## Supplied records
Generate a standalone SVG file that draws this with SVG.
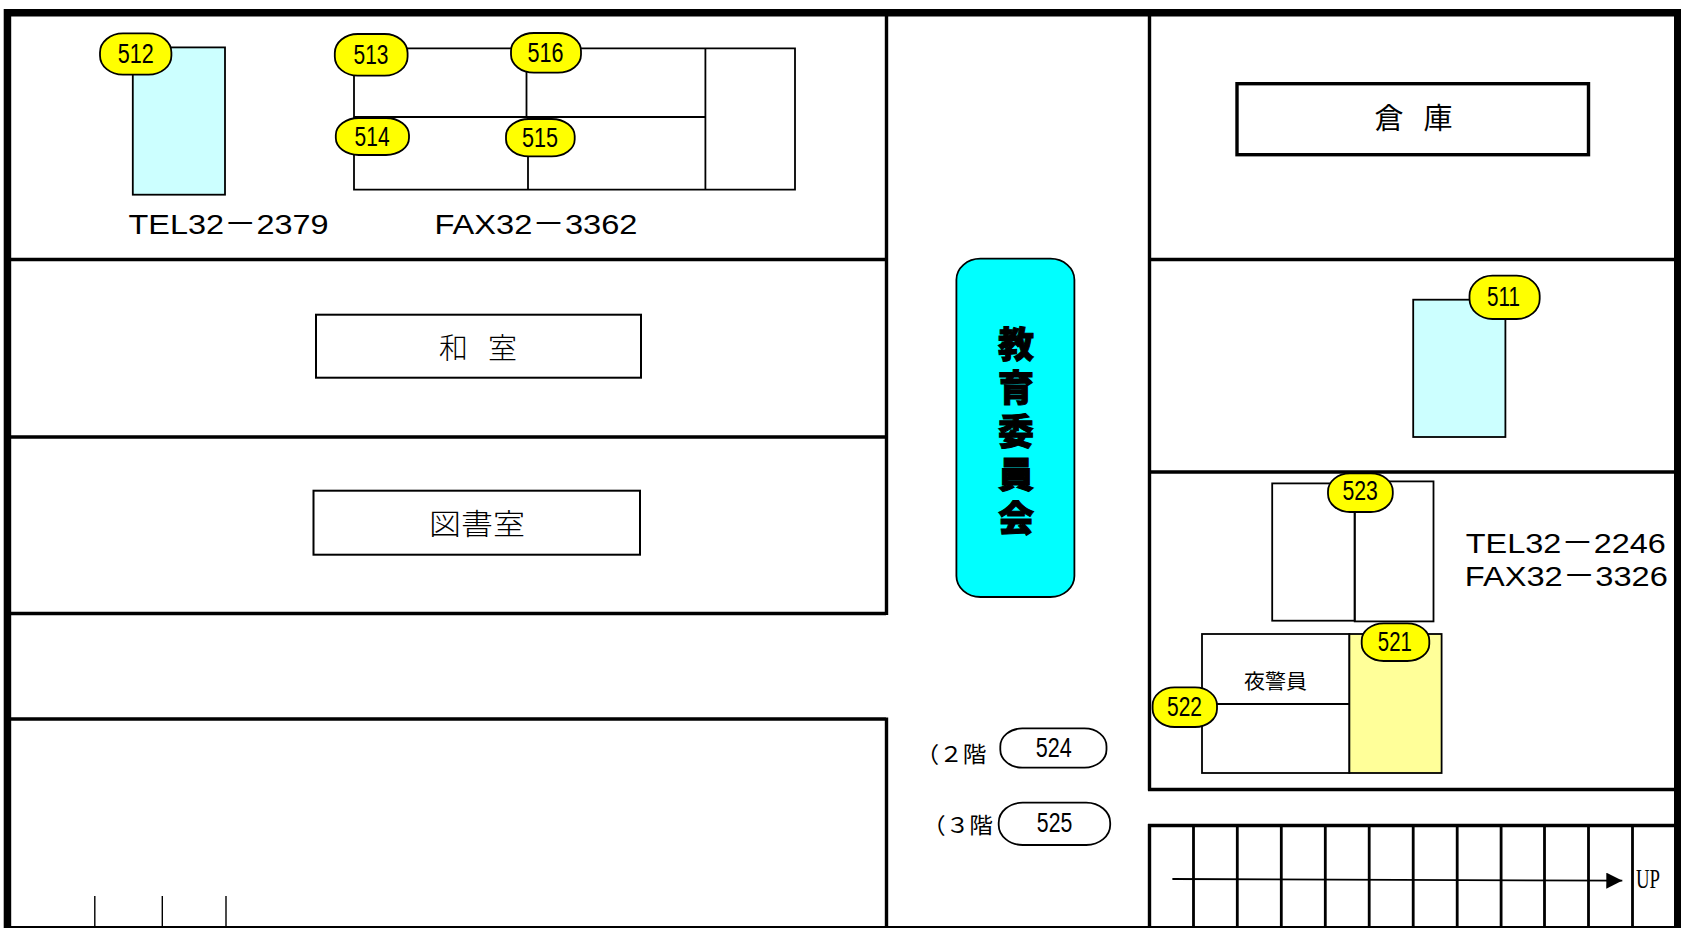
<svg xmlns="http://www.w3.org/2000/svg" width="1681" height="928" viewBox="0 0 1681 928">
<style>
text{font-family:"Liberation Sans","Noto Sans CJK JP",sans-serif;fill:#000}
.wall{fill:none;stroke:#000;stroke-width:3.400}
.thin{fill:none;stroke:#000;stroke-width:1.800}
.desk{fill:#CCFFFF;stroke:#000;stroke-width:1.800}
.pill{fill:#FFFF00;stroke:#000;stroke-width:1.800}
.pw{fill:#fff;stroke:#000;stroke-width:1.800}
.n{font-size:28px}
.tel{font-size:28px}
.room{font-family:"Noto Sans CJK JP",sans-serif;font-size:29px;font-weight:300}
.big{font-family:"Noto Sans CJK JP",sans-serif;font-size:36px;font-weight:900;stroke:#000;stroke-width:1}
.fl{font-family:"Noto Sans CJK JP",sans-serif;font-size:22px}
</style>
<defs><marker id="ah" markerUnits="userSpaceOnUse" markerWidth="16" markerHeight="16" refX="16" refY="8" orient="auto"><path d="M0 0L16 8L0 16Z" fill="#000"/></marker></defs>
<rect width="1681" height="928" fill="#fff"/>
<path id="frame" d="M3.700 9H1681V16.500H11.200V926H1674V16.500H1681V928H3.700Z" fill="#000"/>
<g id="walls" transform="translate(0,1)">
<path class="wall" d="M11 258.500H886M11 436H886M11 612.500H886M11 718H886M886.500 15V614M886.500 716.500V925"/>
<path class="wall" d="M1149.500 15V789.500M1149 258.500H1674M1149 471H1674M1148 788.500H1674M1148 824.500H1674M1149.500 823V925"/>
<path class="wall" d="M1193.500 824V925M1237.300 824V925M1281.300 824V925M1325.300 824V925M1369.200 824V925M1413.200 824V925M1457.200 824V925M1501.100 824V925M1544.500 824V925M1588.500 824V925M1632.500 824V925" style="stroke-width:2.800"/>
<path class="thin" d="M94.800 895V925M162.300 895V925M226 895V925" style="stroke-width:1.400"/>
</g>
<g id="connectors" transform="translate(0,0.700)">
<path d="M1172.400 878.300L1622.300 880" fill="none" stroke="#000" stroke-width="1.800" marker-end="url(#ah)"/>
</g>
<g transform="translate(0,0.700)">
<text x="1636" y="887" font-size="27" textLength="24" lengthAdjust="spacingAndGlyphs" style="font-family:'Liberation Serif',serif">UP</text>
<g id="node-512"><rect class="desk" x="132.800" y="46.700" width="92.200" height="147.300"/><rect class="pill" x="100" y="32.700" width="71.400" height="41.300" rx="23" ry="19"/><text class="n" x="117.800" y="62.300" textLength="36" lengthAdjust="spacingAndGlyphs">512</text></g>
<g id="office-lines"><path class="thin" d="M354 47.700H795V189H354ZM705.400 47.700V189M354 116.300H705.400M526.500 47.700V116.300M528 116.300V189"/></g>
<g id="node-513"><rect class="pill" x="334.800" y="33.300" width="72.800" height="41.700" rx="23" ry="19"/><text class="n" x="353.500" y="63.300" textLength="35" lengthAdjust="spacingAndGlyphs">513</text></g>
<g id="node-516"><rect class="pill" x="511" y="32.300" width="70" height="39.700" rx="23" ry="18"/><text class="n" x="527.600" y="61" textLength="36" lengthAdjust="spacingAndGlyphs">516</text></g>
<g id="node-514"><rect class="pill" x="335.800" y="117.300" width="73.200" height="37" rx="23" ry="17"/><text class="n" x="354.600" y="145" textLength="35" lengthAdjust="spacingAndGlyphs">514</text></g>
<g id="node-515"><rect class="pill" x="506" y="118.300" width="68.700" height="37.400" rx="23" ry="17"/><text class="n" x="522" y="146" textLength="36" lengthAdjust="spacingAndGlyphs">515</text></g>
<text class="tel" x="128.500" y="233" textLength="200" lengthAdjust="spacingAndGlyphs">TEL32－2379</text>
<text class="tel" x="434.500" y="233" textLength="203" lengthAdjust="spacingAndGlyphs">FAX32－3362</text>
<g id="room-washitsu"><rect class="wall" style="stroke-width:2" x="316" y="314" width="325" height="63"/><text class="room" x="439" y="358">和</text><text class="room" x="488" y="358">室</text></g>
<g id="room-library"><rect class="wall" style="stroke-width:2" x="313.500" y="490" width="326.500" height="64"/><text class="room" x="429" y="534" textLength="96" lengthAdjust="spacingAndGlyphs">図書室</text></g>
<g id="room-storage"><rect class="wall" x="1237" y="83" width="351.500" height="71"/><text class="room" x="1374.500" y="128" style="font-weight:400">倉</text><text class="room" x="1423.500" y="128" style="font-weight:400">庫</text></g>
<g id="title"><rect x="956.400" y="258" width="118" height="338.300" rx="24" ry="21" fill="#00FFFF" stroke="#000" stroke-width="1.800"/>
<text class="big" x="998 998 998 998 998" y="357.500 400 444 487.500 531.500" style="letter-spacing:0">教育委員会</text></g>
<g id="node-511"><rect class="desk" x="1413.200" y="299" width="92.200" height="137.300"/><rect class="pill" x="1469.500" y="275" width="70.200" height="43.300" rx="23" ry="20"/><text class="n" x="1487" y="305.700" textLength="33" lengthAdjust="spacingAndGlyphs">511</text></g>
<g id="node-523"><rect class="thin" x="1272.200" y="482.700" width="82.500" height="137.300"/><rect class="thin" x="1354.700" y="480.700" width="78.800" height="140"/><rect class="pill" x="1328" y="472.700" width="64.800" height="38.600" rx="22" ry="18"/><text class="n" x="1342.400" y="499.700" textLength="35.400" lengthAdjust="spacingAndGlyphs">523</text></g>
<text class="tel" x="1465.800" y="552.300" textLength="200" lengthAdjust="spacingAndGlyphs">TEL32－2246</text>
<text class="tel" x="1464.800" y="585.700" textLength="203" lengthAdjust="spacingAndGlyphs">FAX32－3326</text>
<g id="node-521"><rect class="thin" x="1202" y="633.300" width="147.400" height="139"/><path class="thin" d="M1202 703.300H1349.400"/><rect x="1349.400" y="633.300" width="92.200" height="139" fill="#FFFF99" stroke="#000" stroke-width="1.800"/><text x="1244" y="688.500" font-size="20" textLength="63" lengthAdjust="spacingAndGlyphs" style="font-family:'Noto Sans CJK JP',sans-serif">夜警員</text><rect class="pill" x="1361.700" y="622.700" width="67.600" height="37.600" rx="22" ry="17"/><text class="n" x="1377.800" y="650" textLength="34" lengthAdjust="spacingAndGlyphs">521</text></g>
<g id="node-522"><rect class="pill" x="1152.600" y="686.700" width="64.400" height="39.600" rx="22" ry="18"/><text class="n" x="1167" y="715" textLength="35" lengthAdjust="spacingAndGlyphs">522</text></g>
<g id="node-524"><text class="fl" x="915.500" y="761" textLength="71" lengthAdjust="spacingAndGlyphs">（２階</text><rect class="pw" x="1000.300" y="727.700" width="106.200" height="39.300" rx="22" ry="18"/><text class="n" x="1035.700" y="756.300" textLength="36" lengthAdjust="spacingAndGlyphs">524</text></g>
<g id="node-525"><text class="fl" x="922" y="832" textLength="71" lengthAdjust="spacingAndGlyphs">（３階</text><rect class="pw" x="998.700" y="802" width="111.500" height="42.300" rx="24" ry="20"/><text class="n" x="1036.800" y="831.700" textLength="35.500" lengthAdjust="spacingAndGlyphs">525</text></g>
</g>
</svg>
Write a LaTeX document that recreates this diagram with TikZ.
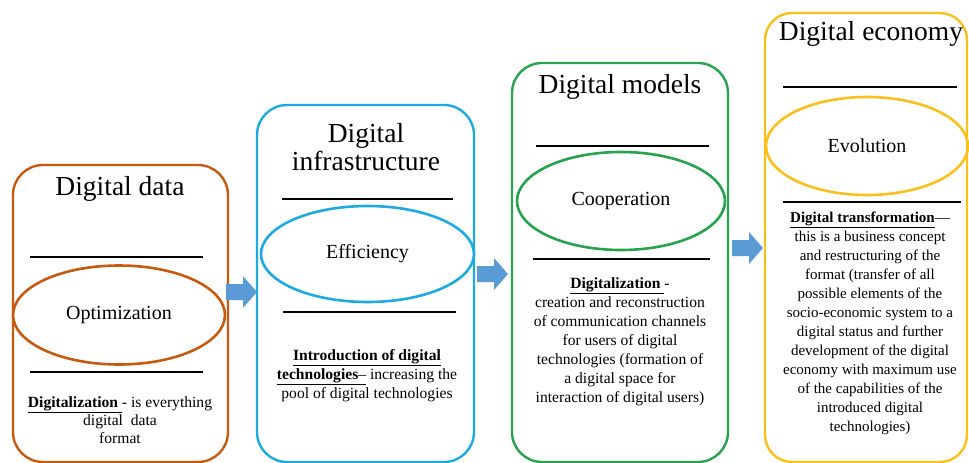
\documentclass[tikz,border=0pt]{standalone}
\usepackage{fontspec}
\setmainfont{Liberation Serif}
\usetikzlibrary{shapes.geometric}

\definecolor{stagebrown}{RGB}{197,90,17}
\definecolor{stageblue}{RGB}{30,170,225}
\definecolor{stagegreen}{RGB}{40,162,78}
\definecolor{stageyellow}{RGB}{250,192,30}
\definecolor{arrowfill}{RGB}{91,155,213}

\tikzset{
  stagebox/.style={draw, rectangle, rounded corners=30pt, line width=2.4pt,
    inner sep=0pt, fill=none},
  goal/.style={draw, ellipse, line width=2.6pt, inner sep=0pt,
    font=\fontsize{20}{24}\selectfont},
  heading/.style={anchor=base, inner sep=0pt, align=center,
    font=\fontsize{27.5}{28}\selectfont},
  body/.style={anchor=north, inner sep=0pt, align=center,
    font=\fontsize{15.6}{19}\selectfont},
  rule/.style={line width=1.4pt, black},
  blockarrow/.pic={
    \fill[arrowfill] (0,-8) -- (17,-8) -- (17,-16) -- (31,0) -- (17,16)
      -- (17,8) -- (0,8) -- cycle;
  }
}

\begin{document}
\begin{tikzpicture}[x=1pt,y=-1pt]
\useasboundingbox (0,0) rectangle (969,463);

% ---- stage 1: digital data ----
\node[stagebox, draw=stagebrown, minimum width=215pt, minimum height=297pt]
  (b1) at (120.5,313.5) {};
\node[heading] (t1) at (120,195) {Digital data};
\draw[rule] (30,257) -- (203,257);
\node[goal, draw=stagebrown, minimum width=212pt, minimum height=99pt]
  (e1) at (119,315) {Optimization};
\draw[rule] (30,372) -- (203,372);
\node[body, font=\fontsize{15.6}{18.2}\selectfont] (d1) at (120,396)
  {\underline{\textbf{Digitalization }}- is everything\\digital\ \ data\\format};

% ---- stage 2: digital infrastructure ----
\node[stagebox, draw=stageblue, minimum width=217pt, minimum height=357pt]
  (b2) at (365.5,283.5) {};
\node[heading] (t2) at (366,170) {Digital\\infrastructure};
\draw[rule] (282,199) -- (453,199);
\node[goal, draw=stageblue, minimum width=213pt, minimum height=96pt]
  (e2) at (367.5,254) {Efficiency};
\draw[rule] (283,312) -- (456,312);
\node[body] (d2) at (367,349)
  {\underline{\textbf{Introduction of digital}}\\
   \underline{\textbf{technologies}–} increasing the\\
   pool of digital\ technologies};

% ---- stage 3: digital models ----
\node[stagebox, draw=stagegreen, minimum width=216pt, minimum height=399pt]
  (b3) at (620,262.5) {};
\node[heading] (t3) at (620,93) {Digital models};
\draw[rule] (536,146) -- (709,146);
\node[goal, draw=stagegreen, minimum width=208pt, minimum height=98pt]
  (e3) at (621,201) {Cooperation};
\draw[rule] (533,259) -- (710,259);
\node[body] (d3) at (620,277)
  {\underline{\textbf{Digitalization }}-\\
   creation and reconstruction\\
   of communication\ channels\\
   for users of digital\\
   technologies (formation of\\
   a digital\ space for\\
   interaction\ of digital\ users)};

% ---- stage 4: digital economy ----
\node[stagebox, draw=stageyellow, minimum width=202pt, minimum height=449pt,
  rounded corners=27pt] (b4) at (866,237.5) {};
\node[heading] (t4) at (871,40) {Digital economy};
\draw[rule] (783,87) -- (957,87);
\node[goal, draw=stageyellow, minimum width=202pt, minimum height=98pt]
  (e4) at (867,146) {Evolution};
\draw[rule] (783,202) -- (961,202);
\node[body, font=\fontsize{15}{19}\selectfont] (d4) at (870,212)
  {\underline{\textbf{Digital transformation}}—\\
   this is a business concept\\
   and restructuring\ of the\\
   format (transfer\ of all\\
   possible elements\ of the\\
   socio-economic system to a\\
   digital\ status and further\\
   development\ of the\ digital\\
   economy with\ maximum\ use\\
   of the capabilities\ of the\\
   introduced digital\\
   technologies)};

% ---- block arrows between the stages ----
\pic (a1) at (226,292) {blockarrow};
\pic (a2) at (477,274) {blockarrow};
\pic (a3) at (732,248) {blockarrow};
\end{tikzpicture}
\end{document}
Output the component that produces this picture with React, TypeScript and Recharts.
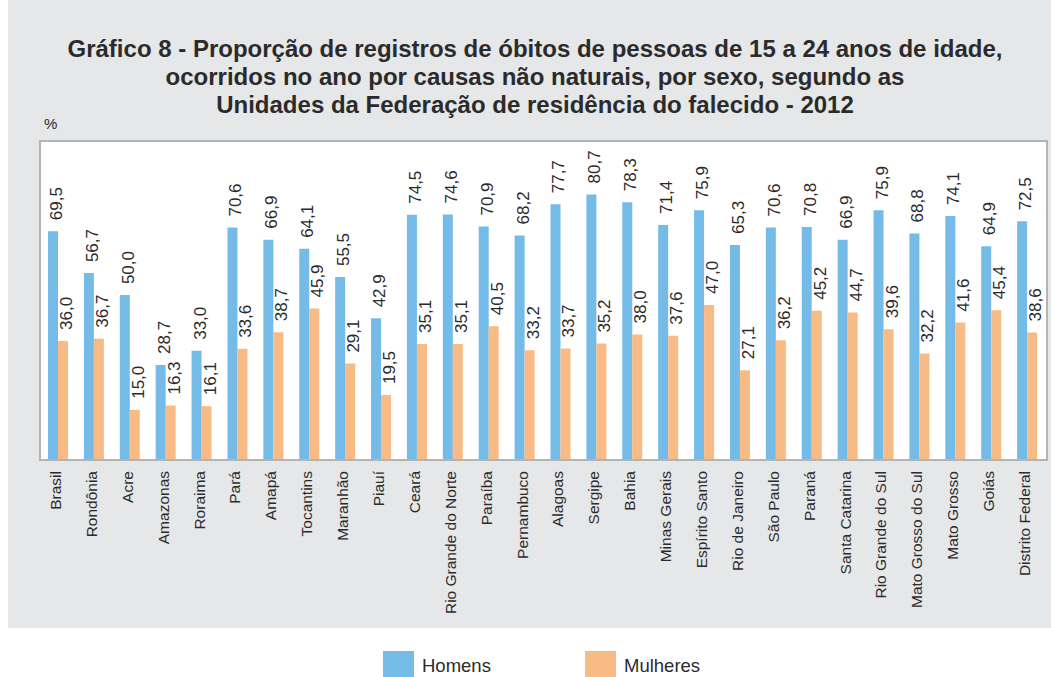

## Goal of the exercise
Look above for the line with "Write a LaTeX" and the line with "(0,0) rectangle (969,463);", then copy exactly the lines from the first through the second, both kept, with no pictures.

## Task result
Write a LaTeX document that recreates this diagram with TikZ.
\documentclass[tikz,border=0pt]{standalone}
\usepackage{fontspec}
\setmainfont{Liberation Serif}
\usetikzlibrary{shapes.geometric}

\definecolor{stagebrown}{RGB}{197,90,17}
\definecolor{stageblue}{RGB}{30,170,225}
\definecolor{stagegreen}{RGB}{40,162,78}
\definecolor{stageyellow}{RGB}{250,192,30}
\definecolor{arrowfill}{RGB}{91,155,213}

\tikzset{
  stagebox/.style={draw, rectangle, rounded corners=30pt, line width=2.4pt,
    inner sep=0pt, fill=none},
  goal/.style={draw, ellipse, line width=2.6pt, inner sep=0pt,
    font=\fontsize{20}{24}\selectfont},
  heading/.style={anchor=base, inner sep=0pt, align=center,
    font=\fontsize{27.5}{28}\selectfont},
  body/.style={anchor=north, inner sep=0pt, align=center,
    font=\fontsize{15.6}{19}\selectfont},
  rule/.style={line width=1.4pt, black},
  blockarrow/.pic={
    \fill[arrowfill] (0,-8) -- (17,-8) -- (17,-16) -- (31,0) -- (17,16)
      -- (17,8) -- (0,8) -- cycle;
  }
}

\begin{document}
\begin{tikzpicture}[x=1pt,y=-1pt]
\useasboundingbox (0,0) rectangle (969,463);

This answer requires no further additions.